The figures they quote always seem questionable to me and don't represent my experience but how DO we question them?
Perhaps it's just me happening to live in a 'high quality rental property' bubble?

Paul Feeney

9:47 AM, 11th May 2022, About 2 years ago

Every piece of regulation serves to diminish the number of rental units to let. I have 3 rooms in HMO's empty because they are now deemed 'too small' to let. 3 cheap rooms which I would love to let in nice houses and 3 single people out there looking for somewhere to live.
Regulation has its function but each new one that comes out contracts the housing availability.
99% of private landlords keep the property in great condition and don't need more rules. If new rules come in to stop me getting a house back when I need it, I will have to sell
Council house stock are appalling from what I have seen and very badly managed. Who has responsibility for these? If anything goes wrong, the employee leaves the job...and probably gets another doing the same thing somewhere else....prosecuted??? No way.
What are the landlord's associations doing about this?? There is more than one association out there representing thousands of private landlords who should unite and force a sensible solution to the lack of rental private accommodations and consequent rising rents.

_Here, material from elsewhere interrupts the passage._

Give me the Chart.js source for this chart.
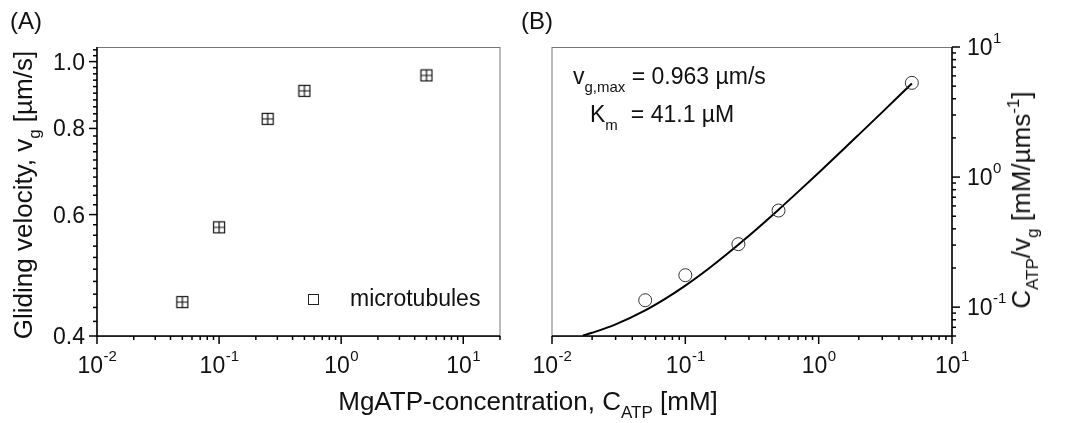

10:58 AM, 11th May 2022, About 2 years ago

Can't help but think something else is going on here around government policy targeting the PRS!
Policies that will further reduce the number of PRS properties available as more landlords exit the business, whilst at the same time causing even higher rents. Their figures such as the 21% below acceptable standards don't add up, along with the majority of statements relating to the private rental sector, a sector that originally stepped in to provide much needed homes due to selling off of social housing. Its like there's a hidden agenda at play!

Ros poldermans

11:45 AM, 11th May 2022, About 2 years ago

Reply to the comment left by Dilep at 11/05/2022 - 08:33
Are they in bed with SHELTER

Chris Byways

12:09 PM, 11th May 2022, About 2 years ago

Reply to the comment left by Anne Nixon at 11/05/2022 - 09:05
Me too! Could ask DLUH&C.
A concise list of landlord’s reasonable concerns with abolition of s21 on p118 might help?

Old Mrs Landlord

12:18 PM, 11th May 2022, About 2 years ago

I would like to see spelt out just what are the differences between the Decent Homes Standard we are being obliged to bring our homes up to and the Homes fit for Human Habitation requirements we already have to comply with. If 21% of PRS homes are fit for human habitation but not of a decent standard, presumably there are a few key differences making them 'indecent'. Who makes this distinction?